Molti hanno inoltre scelto, in anni recenti, di compiere soggiorni frequenti in Iran, con la «complicità» del consolato iraniano a Istanbul. La sede diplomatica iraniana nella più grande città turca – il cui aeroporto è diventato snodo bi-direzionale del traffico umano tra l’Iran ed Israele – rilascia senza indugi eccessivi, rivela il Jerusalem Post alla fine del 2005, nuovi passaporti iraniani a israeliani di origini persiane.

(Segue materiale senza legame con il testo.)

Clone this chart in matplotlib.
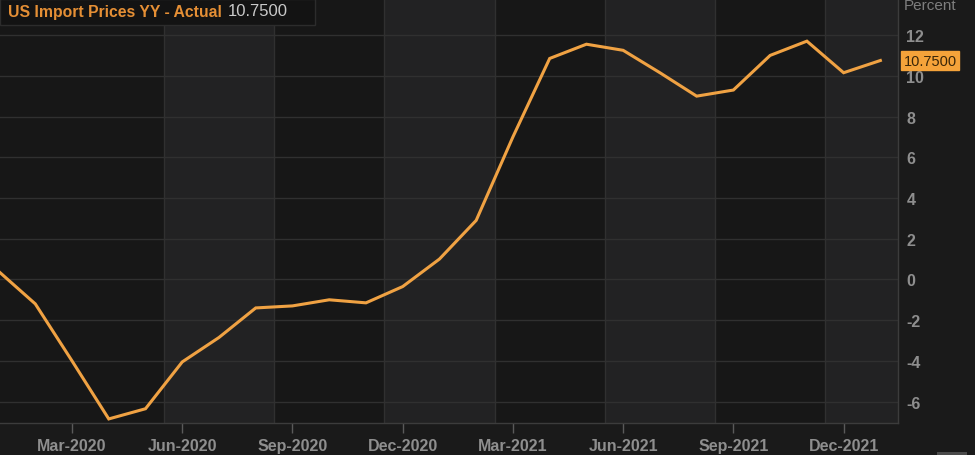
import matplotlib
matplotlib.use("Agg")
import matplotlib.pyplot as plt
from matplotlib.patches import Rectangle

plt.rcParams["axes.unicode_minus"] = False

# ---- data ----
months = ["2020-01", "2020-02", "2020-03", "2020-04", "2020-05", "2020-06",
          "2020-07", "2020-08", "2020-09", "2020-10", "2020-11", "2020-12",
          "2021-01", "2021-02", "2021-03", "2021-04", "2021-05", "2021-06",
          "2021-07", "2021-08", "2021-09", "2021-10", "2021-11", "2021-12",
          "2022-01"]
values = [0.4, -1.2, -4.0, -6.85, -6.35, -4.05, -2.85, -1.4, -1.3, -1.0,
          -1.15, -0.35, 1.0, 2.9, 7.0, 10.85, 11.55, 11.25, 10.15, 9.0,
          9.3, 11.0, 11.7, 10.15, 10.75]
tick_labels = ["Mar-2020", "Jun-2020", "Sep-2020", "Dec-2020",
               "Mar-2021", "Jun-2021", "Sep-2021", "Dec-2021"]
tick_months = ["2020-03", "2020-06", "2020-09", "2020-12",
               "2021-03", "2021-06", "2021-09", "2021-12"]
y_ticks = [-6, -4, -2, 0, 2, 4, 6, 8, 10, 12]
title = "US Import Prices YY - Actual"
last_value_text = "10.7500"
unit = "Percent"

# ---- style ----
BG = "#1a1a1a"
DARK_BAND = "#171717"
LIGHT_BAND = "#222223"
GRID = "#303030"
LINE = "#f0a243"
TXT = "#8e8e8e"
FONT = "Liberation Sans"

W, H = 975, 456
fig = plt.figure(figsize=(W / 100, H / 100), dpi=100, facecolor=BG)
ax_left, ax_right, ax_bottom, ax_top = 0.0, 898 / W, (456 - 424) / H, 1.0
ax = fig.add_axes([ax_left, ax_bottom, ax_right - ax_left, ax_top - ax_bottom])
ax.set_facecolor(DARK_BAND)

x = list(range(len(months)))
xt = [months.index(m) for m in tick_months]

ax.set_xlim(0.04, 24.48)
ax.set_ylim(-7.05, 13.77)

# alternating shaded bands between mid-quarter boundaries
edges = [4.5, 7.5, 10.5, 13.5, 16.5, 19.5, 22.5, 25.5]
for i in range(0, len(edges) - 1, 2):
    ax.axvspan(edges[i], edges[i + 1], color=LIGHT_BAND, zorder=0, lw=0)
for e in edges[:-1]:
    ax.axvline(e, color=GRID, lw=1.0, zorder=1)

ax.set_yticks(y_ticks)
ax.yaxis.grid(True, color=GRID, lw=1.0, zorder=1)
ax.set_axisbelow(True)

ax.plot(x, values, color=LINE, lw=2.2, zorder=3, solid_joinstyle="miter")

# axes styling
for s in ["top", "left"]:
    ax.spines[s].set_visible(False)
for s in ["bottom", "right"]:
    ax.spines[s].set_color("#3c3c3c")
    ax.spines[s].set_linewidth(1.0)

ax.set_xticks(xt)
ax.set_xticklabels(tick_labels)
ax.tick_params(axis="x", colors="#5a5a5a", length=7, width=1, pad=4,
               labelcolor=TXT, labelsize=11.5)
ax.yaxis.tick_right()
ax.tick_params(axis="y", length=0, pad=6, labelcolor=TXT, labelsize=11.5)
for lab in ax.get_xticklabels() + ax.get_yticklabels():
    lab.set_fontfamily(FONT)
    lab.set_fontweight("bold")

# unit label
fig.text(904 / W, 1 - 6 / H, unit, color="#7e7e7e", fontsize=11,
         fontfamily=FONT, ha="left", va="center")

# last value box on right axis
ax.annotate(last_value_text, xy=(1.0, values[-1]), xycoords=("axes fraction", "data"),
            xytext=(4, 0), textcoords="offset points", ha="left", va="center",
            fontsize=10.5, fontfamily=FONT, color="#3a2608",
            bbox=dict(boxstyle="square,pad=0.18", fc="#f5a33a", ec="#f5a33a"),
            annotation_clip=False, zorder=5)

# title box
fig.patches.append(Rectangle((0, 1 - 26 / H), 315 / W, 26 / H, transform=fig.transFigure,
                             facecolor="#131313", edgecolor="#2c2c2c", lw=1.0, zorder=10))
t1 = fig.text(8 / W, 1 - 12 / H, title, color="#e58f35", fontsize=11.3,
              fontfamily=FONT, fontweight="bold", ha="left", va="center", zorder=11)
fig.canvas.draw()
bb = t1.get_window_extent()
fig.text((bb.x1 + 6) / W, 1 - 12 / H, last_value_text, color="#c9c9c9", fontsize=12,
         fontfamily=FONT, ha="left", va="center", zorder=11)

# small scroll widget at bottom right
fig.patches.append(Rectangle((937 / W, 0), 30 / W, 3 / H, transform=fig.transFigure,
                             facecolor="#4a4a4a", edgecolor="none", zorder=10))

fig.savefig("out.png", dpi=100, facecolor=BG)
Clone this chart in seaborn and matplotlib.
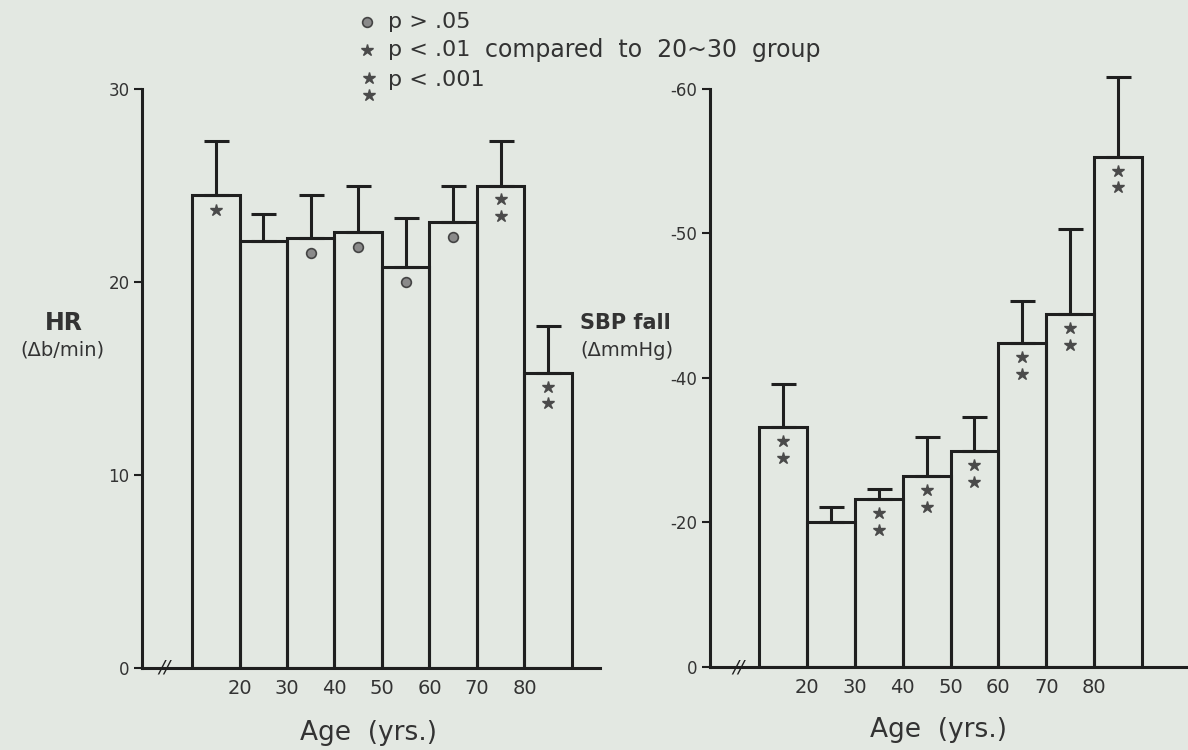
import numpy as np
import pandas as pd
import matplotlib
matplotlib.use("Agg")
import matplotlib.pyplot as plt
import seaborn as sns
from matplotlib.lines import Line2D
from matplotlib.transforms import offset_copy

# ---------------- data ----------------
age_groups = ["<20", "20-30", "30-40", "40-50", "50-60", "60-70", "70-80", ">80"]
edge_labels = ["20", "30", "40", "50", "60", "70", "80"]

hr_mean = [24.5, 22.1, 22.3, 22.6, 20.8, 23.1, 25.0, 15.3]
hr_sem = [2.8, 1.4, 2.2, 2.4, 2.5, 1.9, 2.3, 2.4]
hr_sig = ["*", "", "o", "o", "o", "o", "**", "**"]

sbp_mean = [-33.2, -20.0, -23.2, -26.4, -29.9, -42.4, -44.4, -55.3]
sbp_sem = [6.0, 2.2, 1.5, 5.5, 4.7, 2.9, 5.9, 5.5]
sbp_sig = ["**", "", "**", "**", "**", "**", "**", "**"]

hr_ticks = [0, 10, 20, 30]
sbp_ticks = [0, -20, -40, -50, -60]
sbp_ticklabels = ["0", "-20", "-40", "-50", "-60"]

legend_items = ["p > .05", "p < .01", "p < .001"]
note_text = "compared  to  20~30  group"

# ---------------- style ----------------
sns.set_theme(style="ticks")
PAPER = "#e3e8e2"
INK = "#1f1f1f"
TXT = "#333333"
plt.rcParams["font.family"] = ["DejaVu Sans"]
plt.rcParams["axes.facecolor"] = PAPER
plt.rcParams["figure.facecolor"] = PAPER

W, H = 1188, 750
fig = plt.figure(figsize=(W / 100, H / 100), dpi=100)
fig.patch.set_facecolor(PAPER)


def fx(px):
    return px / W


def fy(py):
    return 1 - py / H


ax1 = fig.add_axes([fx(142), (H - 668) / H, 458 / W, 579 / H])
ax2 = fig.add_axes([fx(710), (H - 667) / H, 478 / W, 592.5 / H])

df_hr = pd.DataFrame({"age": age_groups, "val": hr_mean})
df_sbp = pd.DataFrame({"age": age_groups, "val": sbp_mean})

LW = 2.2
for ax, df in ((ax1, df_hr), (ax2, df_sbp)):
    sns.barplot(data=df, x="age", y="val", order=age_groups, ax=ax,
                fill=False, color=INK, width=1.0, linewidth=LW,
                errorbar=None)
    ax.set_facecolor(PAPER)


# piecewise scale of the SBP axis (0,-20,-40 then -50,-60 equally spaced)
def fwd(v):
    v = np.asarray(v, dtype=float)
    return np.where(v >= -40, v / 20.0, -2.0 + (v + 40.0) / 10.0)


def inv(p):
    p = np.asarray(p, dtype=float)
    return np.where(p >= -2, p * 20.0, -40.0 + (p + 2.0) * 10.0)


ax2.set_yscale("function", functions=(fwd, inv))

x = np.arange(len(age_groups))
ax1.errorbar(x, hr_mean, yerr=[np.zeros(len(x)), hr_sem], fmt="none",
             ecolor=INK, elinewidth=LW, capsize=9, capthick=LW, zorder=3)
ax2.errorbar(x, sbp_mean, yerr=[sbp_sem, np.zeros(len(x))], fmt="none",
             ecolor=INK, elinewidth=LW, capsize=9, capthick=LW, zorder=3,
             clip_on=False)

ax1.set_xlim(-1.553, 8.09)
ax1.set_ylim(0, 30)
ax2.set_xlim(-1.523, 8.46)
ax2.set_ylim(0, -61)

for ax in (ax1, ax2):
    for s in ("top", "right"):
        ax.spines[s].set_visible(False)
    for s in ("left", "bottom"):
        ax.spines[s].set_color(INK)
        ax.spines[s].set_linewidth(LW)
    ax.set_xlabel("")
    ax.set_ylabel("")
    ax.set_xticks(np.arange(len(edge_labels)) + 0.5)
    ax.set_xticklabels(edge_labels)
    ax.tick_params(axis="x", length=0, pad=8, labelsize=14, labelcolor=TXT)
    ax.tick_params(axis="y", direction="out", length=6, width=1.5,
                   color=INK, pad=3, labelsize=12, labelcolor=TXT)
    ax.minorticks_off()
    ax.grid(False)

ax1.spines["left"].set_bounds(0, 30)
ax1.set_yticks(hr_ticks)
ax1.set_yticklabels([str(t) for t in hr_ticks])
ax2.spines["left"].set_bounds(0, -60)
ax2.set_yticks(sbp_ticks)
ax2.set_yticklabels(sbp_ticklabels)
ax2.minorticks_off()

# axis break marks
for ax, xf in ((ax1, 0.05), (ax2, 0.0586)):
    ax.text(xf, 0, "//", transform=ax.transAxes, ha="center", va="center",
            fontsize=13, color=INK, fontstyle="italic", clip_on=False)

STAR = dict(marker="*", markersize=9, color="#4a4a4a", linestyle="none")
DOT = dict(marker="o", markersize=7, markerfacecolor="#8a8a8a",
           markeredgecolor="#444444", markeredgewidth=1.2, linestyle="none")


def put(ax, i, y, dy, style):
    tr = offset_copy(ax.transData, fig=fig, y=dy, units="points")
    ax.plot([i], [y], transform=tr, zorder=4, **style)


for ax, vals, sig in ((ax1, hr_mean, hr_sig), (ax2, sbp_mean, sbp_sig)):
    for i, (v, s) in enumerate(zip(vals, sig)):
        if s == "*":
            put(ax, i, v, -11, STAR)
        elif s == "**":
            put(ax, i, v, -10, STAR)
            put(ax, i, v, -22, STAR)
        elif s == "o":
            put(ax, i, v, -11, DOT)

# legend (figure level)
leg_y = [22, 50, 80]
fig.add_artist(Line2D([fx(367)], [fy(leg_y[0])], transform=fig.transFigure, **DOT))
fig.add_artist(Line2D([fx(367)], [fy(leg_y[1])], transform=fig.transFigure, **STAR))
fig.add_artist(Line2D([fx(369)], [fy(leg_y[2] - 2)], transform=fig.transFigure, **STAR))
fig.add_artist(Line2D([fx(369)], [fy(leg_y[2] + 15)], transform=fig.transFigure, **STAR))
for txt, yy in zip(legend_items, leg_y):
    fig.text(fx(388), fy(yy), txt, ha="left", va="center", fontsize=16, color=TXT)
fig.text(fx(485), fy(50), note_text, ha="left", va="center", fontsize=17, color=TXT)

# y labels
fig.text(fx(64), fy(323), "HR", ha="center", va="center", fontsize=17,
         color=TXT, fontweight="bold")
fig.text(fx(62), fy(350), "(Δb/min)", ha="center", va="center", fontsize=14, color=TXT)
fig.text(fx(625), fy(323), "SBP fall", ha="center", va="center", fontsize=15,
         color=TXT, fontweight="bold")
fig.text(fx(627), fy(350), "(ΔmmHg)", ha="center", va="center", fontsize=14, color=TXT)

# x labels
fig.text(fx(368), fy(733), "Age  (yrs.)", ha="center", va="center", fontsize=19, color=TXT)
fig.text(fx(938), fy(730), "Age  (yrs.)", ha="center", va="center", fontsize=19, color=TXT)

fig.savefig("out.png", dpi=100, facecolor=PAPER)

Il quotidiano rivelò pure come molti migranti stabiliti in Israele nutrano forte nostalgia nei confronti di una patria adottiva, nella quale non si verificarono mai epurazioni paragonabili a quelle dell’Europa di fine Ottocento – prima metà del Novecento. Resosi conto dell’inscindibile legame tra l’Iran e i suoi connazionali di estrazione ebraica, il ministero degli esteri israeliano ha tuttora sorprendentemente escluso la Repubblica islamica dai paesi mediorientali interdetti ai suoi cittadini, che possono compiere un soggiorno a Teheran senza incappare nelle indagini che la magistratura dello stato ebraico è solita avviare per chi fosse stato a Beirut o Damasco pur usando un secondo passaporto, come capitato alla celebre blogger israelo-canadese Lisa Goldman.
Ma il «ritorno» dell’emigrazione ebraica verso l’Iran non è limitato a Israele. Alcuni esponenti della comunità giudaica iraniana di Los Angeles – che ospita non meno di ottantamila ebrei persiani – hanno fatto ritorno, seppur per breve tempo, nella terra d’origine, portando a termine commoventi progetti, come nel caso di Shahram Farzin, che dal 2004 sta scattando fotografie, catalogandole sul sito www.beheshtieh.com
com, delle migliaia di fotografie di lapidi ebraiche sparse all’interno di numerosi cimiteri e Teheran e altri grandi città iraniane, evidenziando così le radici profonde di un’antica comunità che ha sempre fatto parte del variegato tessuto sociale dell’Iran.